For Edwards, the vision is clear - a ‘control room’ model (similar to the Rolls-Royce aerospace approach), where specialists monitor pump performance worldwide in real time and proactively guide maintenance. Achieving this requires industry-wide comfort with cloud-based data sharing — a cultural shift that is gradually unfolding.

The road ahead
Edwards’ predictive maintenance journey is still evolving. The near-term roadmap includes:

• Wider deployment of cloud-first data platform.

• Rollout of Ganymede pumps with onboard predictive capability.

• Continued progress on digital twins for subsystems.

• Exploration of deeper fab integration under secure data-sharing frameworks.

• Leveraging predictive insights for Edwards’ own service network optimization.

Longer-term, the possibilities include autonomous self-tuning pumps, AI-driven operational efficiency across regions, and hybrid models combining machine learning with digital twins.

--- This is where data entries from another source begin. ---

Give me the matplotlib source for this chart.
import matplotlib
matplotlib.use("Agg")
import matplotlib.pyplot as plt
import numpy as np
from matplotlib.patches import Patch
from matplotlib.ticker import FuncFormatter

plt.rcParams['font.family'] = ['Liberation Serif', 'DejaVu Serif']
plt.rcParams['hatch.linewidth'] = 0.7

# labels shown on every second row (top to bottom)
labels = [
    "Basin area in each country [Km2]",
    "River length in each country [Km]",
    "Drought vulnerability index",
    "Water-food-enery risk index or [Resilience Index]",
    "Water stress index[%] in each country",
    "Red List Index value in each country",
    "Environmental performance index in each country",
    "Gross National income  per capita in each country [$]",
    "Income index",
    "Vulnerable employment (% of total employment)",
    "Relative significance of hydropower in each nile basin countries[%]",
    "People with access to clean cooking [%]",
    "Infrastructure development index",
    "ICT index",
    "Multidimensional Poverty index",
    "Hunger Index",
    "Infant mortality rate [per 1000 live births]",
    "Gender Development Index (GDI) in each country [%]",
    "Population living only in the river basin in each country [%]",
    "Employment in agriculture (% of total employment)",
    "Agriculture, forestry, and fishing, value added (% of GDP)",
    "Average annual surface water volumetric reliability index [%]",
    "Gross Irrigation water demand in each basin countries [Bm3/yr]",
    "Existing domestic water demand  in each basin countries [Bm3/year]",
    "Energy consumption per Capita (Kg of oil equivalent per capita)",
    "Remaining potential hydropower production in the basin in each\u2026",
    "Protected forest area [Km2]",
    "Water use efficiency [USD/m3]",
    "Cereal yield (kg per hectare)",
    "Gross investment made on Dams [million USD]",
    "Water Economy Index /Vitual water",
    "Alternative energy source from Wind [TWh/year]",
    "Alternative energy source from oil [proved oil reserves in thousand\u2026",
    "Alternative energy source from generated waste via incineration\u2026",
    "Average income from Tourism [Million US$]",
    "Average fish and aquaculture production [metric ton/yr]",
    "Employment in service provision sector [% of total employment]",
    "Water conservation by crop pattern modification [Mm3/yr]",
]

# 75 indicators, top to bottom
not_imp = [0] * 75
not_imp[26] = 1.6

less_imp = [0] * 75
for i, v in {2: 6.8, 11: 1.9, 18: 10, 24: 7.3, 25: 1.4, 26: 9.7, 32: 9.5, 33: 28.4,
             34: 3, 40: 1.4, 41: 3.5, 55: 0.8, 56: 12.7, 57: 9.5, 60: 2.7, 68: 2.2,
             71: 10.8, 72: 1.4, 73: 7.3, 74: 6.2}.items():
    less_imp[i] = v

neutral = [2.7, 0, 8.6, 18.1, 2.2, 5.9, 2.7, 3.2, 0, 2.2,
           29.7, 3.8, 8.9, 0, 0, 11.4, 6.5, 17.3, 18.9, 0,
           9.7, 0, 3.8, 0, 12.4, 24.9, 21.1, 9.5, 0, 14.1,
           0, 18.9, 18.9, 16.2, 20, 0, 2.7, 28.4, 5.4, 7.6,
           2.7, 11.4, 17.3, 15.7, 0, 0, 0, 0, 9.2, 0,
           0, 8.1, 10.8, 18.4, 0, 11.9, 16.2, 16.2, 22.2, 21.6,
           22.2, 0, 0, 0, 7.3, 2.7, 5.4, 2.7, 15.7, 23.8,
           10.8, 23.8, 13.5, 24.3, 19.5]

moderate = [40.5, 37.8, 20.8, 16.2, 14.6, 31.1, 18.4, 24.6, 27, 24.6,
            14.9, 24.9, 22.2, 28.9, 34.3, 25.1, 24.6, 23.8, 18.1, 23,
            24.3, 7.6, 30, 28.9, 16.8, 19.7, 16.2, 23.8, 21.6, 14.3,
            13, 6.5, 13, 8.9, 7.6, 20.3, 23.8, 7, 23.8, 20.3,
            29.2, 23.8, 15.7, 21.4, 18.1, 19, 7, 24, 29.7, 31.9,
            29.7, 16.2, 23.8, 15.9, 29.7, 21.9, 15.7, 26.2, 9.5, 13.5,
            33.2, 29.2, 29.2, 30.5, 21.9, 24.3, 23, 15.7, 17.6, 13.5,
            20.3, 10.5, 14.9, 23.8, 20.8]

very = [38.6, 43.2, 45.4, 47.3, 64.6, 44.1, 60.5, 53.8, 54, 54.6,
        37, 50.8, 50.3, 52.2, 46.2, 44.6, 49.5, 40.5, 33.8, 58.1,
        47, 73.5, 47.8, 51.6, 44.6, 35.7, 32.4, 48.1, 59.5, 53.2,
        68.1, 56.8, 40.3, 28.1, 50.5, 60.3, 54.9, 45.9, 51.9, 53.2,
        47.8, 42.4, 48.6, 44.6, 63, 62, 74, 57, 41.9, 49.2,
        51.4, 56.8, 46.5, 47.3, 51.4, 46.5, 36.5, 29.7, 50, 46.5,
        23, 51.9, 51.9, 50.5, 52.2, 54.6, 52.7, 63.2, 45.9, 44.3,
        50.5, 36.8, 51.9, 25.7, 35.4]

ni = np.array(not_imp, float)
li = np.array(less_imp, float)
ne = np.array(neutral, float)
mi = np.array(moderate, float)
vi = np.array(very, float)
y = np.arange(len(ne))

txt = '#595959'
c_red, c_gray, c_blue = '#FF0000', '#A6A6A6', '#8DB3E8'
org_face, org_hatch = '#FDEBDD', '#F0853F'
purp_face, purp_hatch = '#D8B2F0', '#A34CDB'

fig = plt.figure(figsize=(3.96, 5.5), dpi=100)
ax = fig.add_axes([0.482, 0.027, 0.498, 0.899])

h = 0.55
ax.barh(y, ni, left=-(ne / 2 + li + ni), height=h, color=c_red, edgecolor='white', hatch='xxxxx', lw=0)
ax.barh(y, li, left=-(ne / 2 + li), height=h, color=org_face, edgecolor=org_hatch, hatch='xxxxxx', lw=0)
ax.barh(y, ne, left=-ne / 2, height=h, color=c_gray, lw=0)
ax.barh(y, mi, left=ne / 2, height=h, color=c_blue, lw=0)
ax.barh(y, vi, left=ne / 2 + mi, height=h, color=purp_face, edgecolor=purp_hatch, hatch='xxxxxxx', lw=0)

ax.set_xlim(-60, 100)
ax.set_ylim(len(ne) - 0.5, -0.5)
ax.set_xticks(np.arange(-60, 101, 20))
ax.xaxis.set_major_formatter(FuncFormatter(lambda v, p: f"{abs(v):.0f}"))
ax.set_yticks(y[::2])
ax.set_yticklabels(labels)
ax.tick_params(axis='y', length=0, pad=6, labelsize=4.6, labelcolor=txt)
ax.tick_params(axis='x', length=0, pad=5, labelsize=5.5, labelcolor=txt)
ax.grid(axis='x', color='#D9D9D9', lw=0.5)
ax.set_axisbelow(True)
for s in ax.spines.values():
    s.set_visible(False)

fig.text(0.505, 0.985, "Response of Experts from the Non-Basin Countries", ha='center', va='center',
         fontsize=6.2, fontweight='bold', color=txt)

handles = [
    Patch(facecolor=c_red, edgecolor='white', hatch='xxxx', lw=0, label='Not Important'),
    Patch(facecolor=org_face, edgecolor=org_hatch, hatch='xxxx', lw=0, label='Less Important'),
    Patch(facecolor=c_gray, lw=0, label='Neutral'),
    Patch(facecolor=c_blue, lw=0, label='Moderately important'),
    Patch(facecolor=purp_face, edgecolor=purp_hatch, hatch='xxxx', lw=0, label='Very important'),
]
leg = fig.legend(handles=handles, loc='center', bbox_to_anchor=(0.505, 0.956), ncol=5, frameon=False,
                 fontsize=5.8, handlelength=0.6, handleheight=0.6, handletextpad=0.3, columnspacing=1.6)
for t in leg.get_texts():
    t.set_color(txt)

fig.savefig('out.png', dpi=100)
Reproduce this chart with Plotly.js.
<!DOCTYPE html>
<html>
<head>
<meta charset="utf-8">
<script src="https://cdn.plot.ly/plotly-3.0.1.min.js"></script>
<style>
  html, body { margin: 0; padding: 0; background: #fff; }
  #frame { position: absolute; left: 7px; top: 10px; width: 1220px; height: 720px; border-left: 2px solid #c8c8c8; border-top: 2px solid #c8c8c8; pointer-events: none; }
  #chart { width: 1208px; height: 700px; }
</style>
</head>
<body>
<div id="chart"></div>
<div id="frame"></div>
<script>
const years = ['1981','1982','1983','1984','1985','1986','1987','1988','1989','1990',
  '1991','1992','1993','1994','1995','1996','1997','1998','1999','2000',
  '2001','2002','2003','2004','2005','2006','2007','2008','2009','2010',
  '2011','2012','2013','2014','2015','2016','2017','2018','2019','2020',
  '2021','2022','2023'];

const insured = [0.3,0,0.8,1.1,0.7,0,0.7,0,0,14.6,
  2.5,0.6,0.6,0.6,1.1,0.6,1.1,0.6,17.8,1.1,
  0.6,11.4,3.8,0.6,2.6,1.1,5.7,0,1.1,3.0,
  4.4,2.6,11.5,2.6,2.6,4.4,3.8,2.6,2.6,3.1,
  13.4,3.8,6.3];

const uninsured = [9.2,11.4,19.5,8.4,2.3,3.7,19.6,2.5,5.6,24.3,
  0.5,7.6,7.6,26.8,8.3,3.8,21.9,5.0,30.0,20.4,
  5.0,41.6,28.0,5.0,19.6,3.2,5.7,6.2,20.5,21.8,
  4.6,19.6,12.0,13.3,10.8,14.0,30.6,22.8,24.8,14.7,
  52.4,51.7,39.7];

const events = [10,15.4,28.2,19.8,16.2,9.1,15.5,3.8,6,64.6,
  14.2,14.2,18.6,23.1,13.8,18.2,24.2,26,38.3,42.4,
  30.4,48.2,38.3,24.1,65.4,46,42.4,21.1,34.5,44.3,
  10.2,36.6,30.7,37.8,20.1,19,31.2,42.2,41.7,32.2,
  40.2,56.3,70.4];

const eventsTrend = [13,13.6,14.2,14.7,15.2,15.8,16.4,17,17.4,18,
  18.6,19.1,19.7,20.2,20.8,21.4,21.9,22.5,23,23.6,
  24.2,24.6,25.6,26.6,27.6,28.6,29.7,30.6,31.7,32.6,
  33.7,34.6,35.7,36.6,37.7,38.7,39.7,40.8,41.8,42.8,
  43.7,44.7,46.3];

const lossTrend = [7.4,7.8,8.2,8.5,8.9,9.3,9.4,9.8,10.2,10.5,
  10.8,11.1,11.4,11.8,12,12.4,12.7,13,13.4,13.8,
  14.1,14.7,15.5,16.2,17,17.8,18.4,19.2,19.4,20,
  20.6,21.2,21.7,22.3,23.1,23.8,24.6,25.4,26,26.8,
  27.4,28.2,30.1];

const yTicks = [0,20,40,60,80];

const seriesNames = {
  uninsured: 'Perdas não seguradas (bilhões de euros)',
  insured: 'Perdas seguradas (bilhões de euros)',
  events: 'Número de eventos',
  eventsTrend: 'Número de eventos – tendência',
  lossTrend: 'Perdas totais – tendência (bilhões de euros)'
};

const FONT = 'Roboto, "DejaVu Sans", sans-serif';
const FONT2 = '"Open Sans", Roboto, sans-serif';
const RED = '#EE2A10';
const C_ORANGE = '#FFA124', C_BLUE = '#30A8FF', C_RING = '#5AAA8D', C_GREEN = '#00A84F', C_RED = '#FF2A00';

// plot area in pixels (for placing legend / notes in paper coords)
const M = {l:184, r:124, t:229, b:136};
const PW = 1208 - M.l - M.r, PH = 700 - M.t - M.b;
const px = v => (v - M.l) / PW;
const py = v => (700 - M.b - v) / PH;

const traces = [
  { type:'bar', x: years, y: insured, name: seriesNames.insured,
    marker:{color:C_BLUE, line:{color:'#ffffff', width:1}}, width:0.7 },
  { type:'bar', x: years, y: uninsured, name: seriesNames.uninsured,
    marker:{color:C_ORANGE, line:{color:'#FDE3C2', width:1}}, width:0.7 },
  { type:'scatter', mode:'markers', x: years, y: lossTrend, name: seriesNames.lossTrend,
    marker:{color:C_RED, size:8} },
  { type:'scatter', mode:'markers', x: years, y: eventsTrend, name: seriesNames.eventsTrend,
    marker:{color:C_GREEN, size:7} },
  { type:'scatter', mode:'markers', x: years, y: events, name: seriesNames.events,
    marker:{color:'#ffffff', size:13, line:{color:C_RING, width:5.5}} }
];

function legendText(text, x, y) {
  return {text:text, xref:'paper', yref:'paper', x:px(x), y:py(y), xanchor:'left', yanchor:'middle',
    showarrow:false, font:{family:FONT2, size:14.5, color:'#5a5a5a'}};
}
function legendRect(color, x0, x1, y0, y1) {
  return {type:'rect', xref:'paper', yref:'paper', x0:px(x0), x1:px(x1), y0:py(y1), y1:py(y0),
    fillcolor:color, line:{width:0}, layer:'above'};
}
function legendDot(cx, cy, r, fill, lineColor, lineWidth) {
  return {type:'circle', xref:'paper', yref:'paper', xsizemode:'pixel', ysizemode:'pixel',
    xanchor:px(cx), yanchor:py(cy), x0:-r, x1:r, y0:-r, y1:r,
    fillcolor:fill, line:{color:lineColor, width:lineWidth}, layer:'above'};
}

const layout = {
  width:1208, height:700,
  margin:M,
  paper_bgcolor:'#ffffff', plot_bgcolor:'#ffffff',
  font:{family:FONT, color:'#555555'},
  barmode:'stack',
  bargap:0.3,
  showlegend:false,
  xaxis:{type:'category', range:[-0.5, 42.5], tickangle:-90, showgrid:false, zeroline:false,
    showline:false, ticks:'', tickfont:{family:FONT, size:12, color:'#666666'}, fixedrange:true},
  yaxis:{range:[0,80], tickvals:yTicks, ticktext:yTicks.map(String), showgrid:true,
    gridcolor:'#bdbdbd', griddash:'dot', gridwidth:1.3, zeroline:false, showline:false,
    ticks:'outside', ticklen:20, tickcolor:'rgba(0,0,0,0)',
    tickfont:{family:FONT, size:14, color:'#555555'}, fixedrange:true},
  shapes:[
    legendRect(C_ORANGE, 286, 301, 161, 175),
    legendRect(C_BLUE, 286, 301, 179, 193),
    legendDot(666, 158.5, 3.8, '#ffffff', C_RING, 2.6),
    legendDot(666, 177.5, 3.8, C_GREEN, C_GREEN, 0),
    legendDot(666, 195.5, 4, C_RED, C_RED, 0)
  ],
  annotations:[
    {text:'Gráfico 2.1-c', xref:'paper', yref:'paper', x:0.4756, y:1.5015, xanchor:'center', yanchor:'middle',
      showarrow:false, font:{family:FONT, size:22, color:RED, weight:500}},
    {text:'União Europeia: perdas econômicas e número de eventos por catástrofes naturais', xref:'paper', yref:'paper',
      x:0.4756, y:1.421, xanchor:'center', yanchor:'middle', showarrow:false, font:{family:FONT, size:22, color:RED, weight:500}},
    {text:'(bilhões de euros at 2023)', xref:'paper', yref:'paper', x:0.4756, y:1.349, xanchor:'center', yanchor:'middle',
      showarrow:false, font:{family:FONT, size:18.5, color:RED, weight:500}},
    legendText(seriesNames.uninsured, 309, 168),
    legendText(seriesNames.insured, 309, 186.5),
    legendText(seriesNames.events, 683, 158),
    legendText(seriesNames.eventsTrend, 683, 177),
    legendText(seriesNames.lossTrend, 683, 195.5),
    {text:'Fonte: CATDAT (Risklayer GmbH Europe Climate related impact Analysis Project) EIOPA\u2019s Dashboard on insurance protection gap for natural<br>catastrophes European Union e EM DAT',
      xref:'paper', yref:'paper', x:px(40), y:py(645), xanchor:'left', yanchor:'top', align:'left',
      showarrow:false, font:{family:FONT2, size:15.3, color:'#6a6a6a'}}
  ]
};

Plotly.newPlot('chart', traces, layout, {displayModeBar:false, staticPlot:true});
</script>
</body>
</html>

In every case, the goal is the same: to reduce downtime, extend pump lifetimes, and protect yield in one of the most unforgiving industrial environments that exists.

Conclusion
Predictive maintenance for vacuum pumps is no longer an experimental idea — it is a proven value driver in semiconductor fabs worldwide. By marrying decades of vacuum science expertise with cutting-edge data science, Edwards Vacuum has built a leadership position in this critical domain.

From tailored failure-mode models to IoT-enabled next-generation pumps, from service-centre digital twins to visions of real-time global monitoring, Edwards is demonstrating how predictive maintenance is evolving into a broader paradigm of predictive operations.

In the relentless pursuit of yield, uptime, and efficiency, predictive maintenance is not just about pumps — it is about the future of semiconductor manufacturing itself. And Edwards is helping to write that future, one (AI-enabled) pump at a time.